The Life and Times of Leo Cherne

By Andrew F. Smith
Foreword by Henry A. Kissinger

Subjects: Biography
Paperback : 9780791453803, 272 pages, August 2002
Hardcover : 9780791453797, 272 pages, August 2002

A biography of one of America's leading humanitarians who, as an advisor to nine presidents, also had a lasting effect on American foreign policy.

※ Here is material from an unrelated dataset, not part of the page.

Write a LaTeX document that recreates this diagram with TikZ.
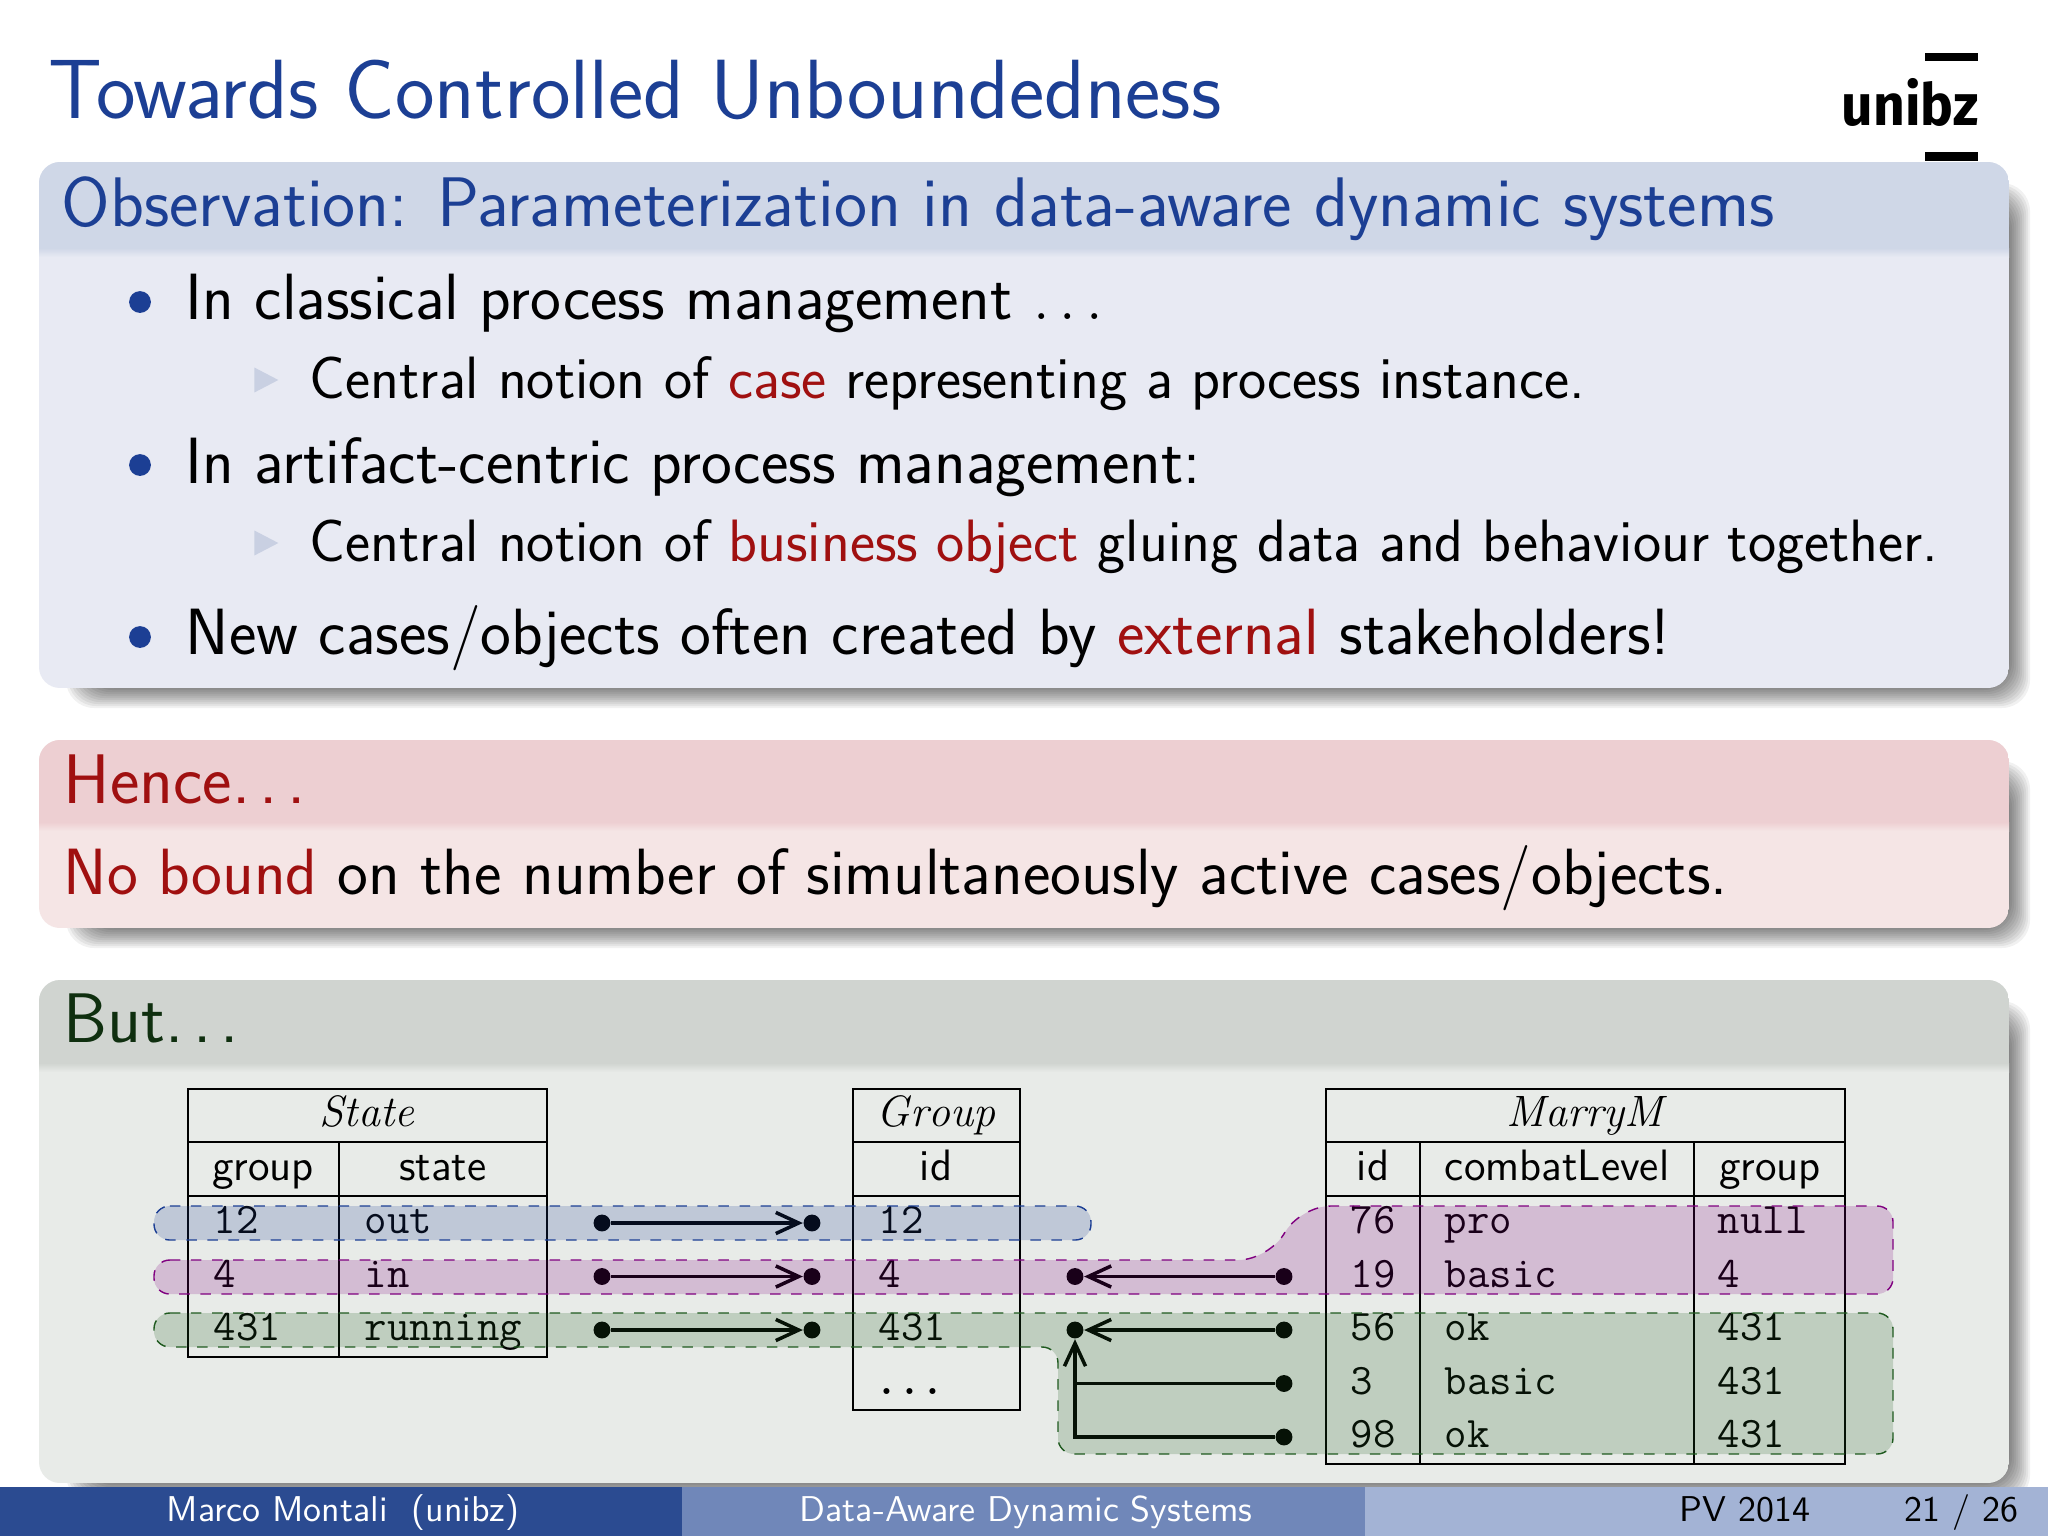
\documentclass[tikz,border=0pt]{standalone}
\usepackage{fontspec}
\newfontfamily\logofont{Fira Sans}
\usetikzlibrary{shapes.geometric, arrows.meta}
\definecolor{titleblue}{HTML}{1C3F94}
\definecolor{alertred}{HTML}{A01010}
\definecolor{exgreen}{HTML}{0F2F0F}
\definecolor{blockhead}{HTML}{CFD7E7}
\definecolor{blockbody}{HTML}{E8EAF3}
\definecolor{alerthead}{HTML}{EDCFD2}
\definecolor{alertbody}{HTML}{F5E5E5}
\definecolor{exhead}{HTML}{D0D4D0}
\definecolor{exbody}{HTML}{E8EBE8}
\definecolor{tribullet}{HTML}{C9D0E2}
\definecolor{foota}{HTML}{2B4B91}
\definecolor{footb}{HTML}{7087B9}
\definecolor{footc}{HTML}{A3B3D5}
\definecolor{hlblue}{HTML}{1C3F94}
\definecolor{hlpurple}{HTML}{800080}
\definecolor{hlgreen}{HTML}{1F5A1F}
\tikzstyle{arrow} = [line width=1pt, ->, >={Straight Barb[length=6.5pt,width=6pt]}]
\tikzstyle{plain} = [line width=1pt]
\tikzstyle{pin} = [circle, fill=black, inner sep=0pt, minimum size=4.8pt]
\tikzstyle{txt} = [anchor=base west, inner sep=0pt]
\tikzstyle{big} = [txt, font=\sffamily\fontsize{23.9}{26}\selectfont]
\tikzstyle{head} = [txt, font=\sffamily\fontsize{19.95}{22}\selectfont]
\tikzstyle{body} = [txt, font=\sffamily\fontsize{18.6}{20}\selectfont]
\tikzstyle{sub} = [txt, font=\sffamily\fontsize{17}{18}\selectfont]
\tikzstyle{foot} = [txt, font=\sffamily\fontsize{10.2}{13}\selectfont]
\tikzstyle{bullet} = [circle, fill=titleblue, inner sep=0pt, minimum size=6.2pt]
\tikzstyle{tri} = [isosceles triangle, isosceles triangle apex angle=55, fill=tribullet, inner sep=0pt, minimum height=6.8pt]
\tikzstyle{colname} = [anchor=base, inner sep=0pt, font=\sffamily\fontsize{12.5}{15}\selectfont]
\tikzstyle{relname} = [anchor=base, inner sep=0pt, font=\fontsize{12.5}{15}\selectfont]
\tikzstyle{cell} = [inner sep=0pt, text width=2cm, align=left, text height=8pt, text depth=3pt, font=\ttfamily\fontsize{12.4}{15}\selectfont]
\tikzstyle{tline} = [line width=0.4pt]
\tikzstyle{band} = [dashed, line width=0.4pt, rounded corners=4.5pt, fill opacity=0.2]
\newcommand{\spaceddots}{.\kern.135em.\kern.135em.}
\newcommand{\panel}[5]{
	\foreach \d in {0,2,...,20} {
		\fill[black, opacity=0.055, rounded corners=8pt] ({66+\d},{#1+21+\d}) rectangle ({2030-\d},{#3+20-\d});
	}
	\begin{scope}
		\clip[rounded corners=6pt] (39,#1) rectangle (2009,#3);
		\fill[#5] (39,#1) rectangle (2009,#3);
		\shade[top color=#4, bottom color=#5] (39,#2) rectangle (2009,{#2+9});
		\fill[#4] (39,#1) rectangle (2009,#2);
	\end{scope}
}
\begin{document}
\begin{tikzpicture}[x=0.01cm, y=-0.01cm, node distance=53.5*0.01cm]
		\useasboundingbox (0,0) rectangle (2048,1536);
		\fill[white] (0,0) rectangle (2048,1536);
		\node(title) [big] at (48,118) {\textcolor{titleblue}{Towards Controlled Unboundedness}};
		% blocks
		\panel{162}{248}{688}{blockhead}{blockbody}
		\panel{740}{822}{928}{alerthead}{alertbody}
		\panel{980}{1063}{1483}{exhead}{exbody}
		% logo
		\fill[black] (1925,53) rectangle (1978,61);
		\fill[black] (1925,152) rectangle (1978,161);
		\node(logo) [anchor=base east, inner sep=0pt, font=\logofont\bfseries\fontsize{16.5}{20}\selectfont] at (1979,125) {\scalebox{0.95}[1]{unibz}};
		% first block
		\node(obs) [head] at (61,226) {\textcolor{titleblue}{Observation: Parameterization in data-aware dynamic systems}};
		\node(bul1) [bullet] at (140,302) {};
		\node(item1) [body] at (185,319) {In classical process management $\ldots$};
		\node(tri1) [tri] at (262,380) {};
		\node(sub1) [sub] at (309,398) {Central notion of \textcolor{alertred}{case} representing a process instance.};
		\node(bul2) [bullet] at (140,465) {};
		\node(item2) [body] at (185,483) {In artifact-centric process management:};
		\node(tri2) [tri] at (262,543) {};
		\node(sub2) [sub] at (309,561) {Central notion of \textcolor{alertred}{business object} gluing data and behaviour together.};
		\node(bul3) [bullet] at (140,637) {};
		\node(item3) [body] at (185,654) {New cases/objects often created by \textcolor{alertred}{external} stakeholders!};
		% second block
		\node(hence) [head] at (63,803) {\textcolor{alertred}{Hence\spaceddots}};
		\node(bound) [body] at (63,894) {\textcolor{alertred}{No bound} on the number of simultaneously active cases/objects.};
		% third block
		\node(but) [head] at (63,1042) {\textcolor{exgreen}{But\spaceddots}};
		% State table
		\draw[tline] (188,1089) rectangle (547,1357);
		\draw[tline] (188,1142) -- (547,1142);
		\draw[tline] (188,1196) -- (547,1196);
		\draw[tline] (339,1142) -- (339,1357);
		\node(state) [relname] at (367,1126) {$\mathit{State}$};
		\node(sgroup) [colname] at (263,1180) {group};
		\node(sstate) [colname] at (443,1180) {state};
		\node(s1) [cell] at (314,1225) {12};
		\node(s2) [cell, below of=s1] {4};
		\node(s3) [cell, below of=s2] {431};
		\node(t1) [cell] at (465,1225) {out};
		\node(t2) [cell, below of=t1] {in};
		\node(t3) [cell, below of=t2] {running};
		% Group table
		\draw[tline] (853,1089) rectangle (1020,1410);
		\draw[tline] (853,1142) -- (1020,1142);
		\draw[tline] (853,1196) -- (1020,1196);
		\node(group) [relname] at (936,1126) {$\mathit{Group}$};
		\node(gid) [colname] at (936,1180) {id};
		\node(g1) [cell] at (979,1225) {12};
		\node(g2) [cell, below of=g1] {4};
		\node(g3) [cell, below of=g2] {431};
		\node(g4) [cell, below of=g3] {\hspace*{-1pt}\bfseries ...};
		% MarryM table
		\draw[tline] (1326,1089) rectangle (1845,1464);
		\draw[tline] (1326,1142) -- (1845,1142);
		\draw[tline] (1326,1196) -- (1845,1196);
		\draw[tline] (1420,1142) -- (1420,1464);
		\draw[tline] (1694,1142) -- (1694,1464);
		\node(marry) [relname] at (1585,1126) {$\mathit{MarryM}$};
		\node(mid) [colname] at (1373,1180) {id};
		\node(mlevel) [colname] at (1557,1180) {combatLevel};
		\node(mgroup) [colname] at (1770,1180) {group};
		\node(m1) [cell] at (1451,1225) {76};
		\node(m2) [cell, below of=m1] {19};
		\node(m3) [cell, below of=m2] {56};
		\node(m4) [cell, below of=m3] {3};
		\node(m5) [cell, below of=m4] {98};
		\node(l1) [cell] at (1545,1225) {pro};
		\node(l2) [cell, below of=l1] {basic};
		\node(l3) [cell, below of=l2] {ok};
		\node(l4) [cell, below of=l3] {basic};
		\node(l5) [cell, below of=l4] {ok};
		\node(f1) [cell] at (1818,1225) {null};
		\node(f2) [cell, below of=f1] {4};
		\node(f3) [cell, below of=f2] {431};
		\node(f4) [cell, below of=f3] {431};
		\node(f5) [cell, below of=f4] {431};
		% foreign keys
		\node(a1) [pin] at (602,1223) {};
		\node(a2) [pin, below of=a1] {};
		\node(a3) [pin, below of=a2] {};
		\node(b1) [pin] at (812,1223) {};
		\node(b2) [pin, below of=b1] {};
		\node(b3) [pin, below of=b2] {};
		\node(c2) [pin] at (1075,1276.5) {};
		\node(c3) [pin, below of=c2] {};
		\node(d2) [pin] at (1284,1276.5) {};
		\node(d3) [pin, below of=d2] {};
		\node(d4) [pin, below of=d3] {};
		\node(d5) [pin, below of=d4] {};
		\draw [arrow] (a1) -- (b1);
		\draw [arrow] (a2) -- (b2);
		\draw [arrow] (a3) -- (b3);
		\draw [arrow] (d2) -- (c2);
		\draw [arrow] (d3) -- (c3);
		\draw [plain] (d4) -- (d4 -| c3);
		\draw [arrow] (d5) -| (c3);
		% highlighted rows
		\draw[band, draw=hlblue, fill=hlblue] (154,1206) -- (1091,1206) -- (1091,1240) -- (154,1240) -- cycle;
		\draw[band, draw=hlpurple, fill=hlpurple] (154,1260) [rounded corners=9pt] -- (1270,1260) -- (1299,1206) [rounded corners=4.5pt] -- (1893,1206) -- (1893,1294) -- (154,1294) -- cycle;
		\draw[band, draw=hlgreen, fill=hlgreen] (154,1313) -- (1893,1313) -- (1893,1454) -- (1058,1454) -- (1058,1347) -- (154,1347) -- cycle;
		% footer
		\fill[foota] (0,1487) rectangle (682,1536);
		\fill[footb] (682,1487) rectangle (1365,1536);
		\fill[footc] (1365,1487) rectangle (2048,1536);
		\node(author) [foot, text=white] at (166,1521) {Marco Montali\ \ (unibz)};
		\node(talk) [foot, text=white] at (799,1521) {Data-Aware Dynamic Systems};
		\node(venue) [foot] at (1679,1521) {PV 2014};
		\node(page) [foot] at (1904,1521) {21 / 26};
	\end{tikzpicture}
\end{document}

Leo Cherne's life brimmed with paradox and improbability. He was born in the Bronx to a poor, immigrant, Jewish family, and yet rose to the heights of economic and political power in WASP America. A successful entrepreneur and an unofficial advisor to nine presidents, he nevertheless devoted the majority of his time to humanitarian causes, particularly the International Rescue Committee, which he chaired for forty years. From Hungary to Cuba to Cambodia, Cherne traveled across the globe on behalf of political refugees. A consummate networker, he also had the uncanny ability to attract and cultivate talented people before they became prominent, including such figures as John F. Kennedy, Ronald Reagan, Patrick Moynihan, Claiborne Pell, Tom Dooley, William Casey, John Whitehead, and Henry A. Kissinger. He was presented with the Presidential Medal of Freedom in 1984 by Ronald Reagan, who proclaimed that although never elected to governmental office, Leo Cherne had more influence on American foreign policy than most elected officials. The underlying theme of his life was that one person, without family contacts or wealthy connections, could make a difference worldwide in political and humanitarian affairs.


Andrew F. Smith is the president of The American Forum for Global Education and teaches at The New School University. He is the author of many books, including The Saintly Scoundrel: The Life and Times of Dr. John Cook Bennett and International Conflict and the Media.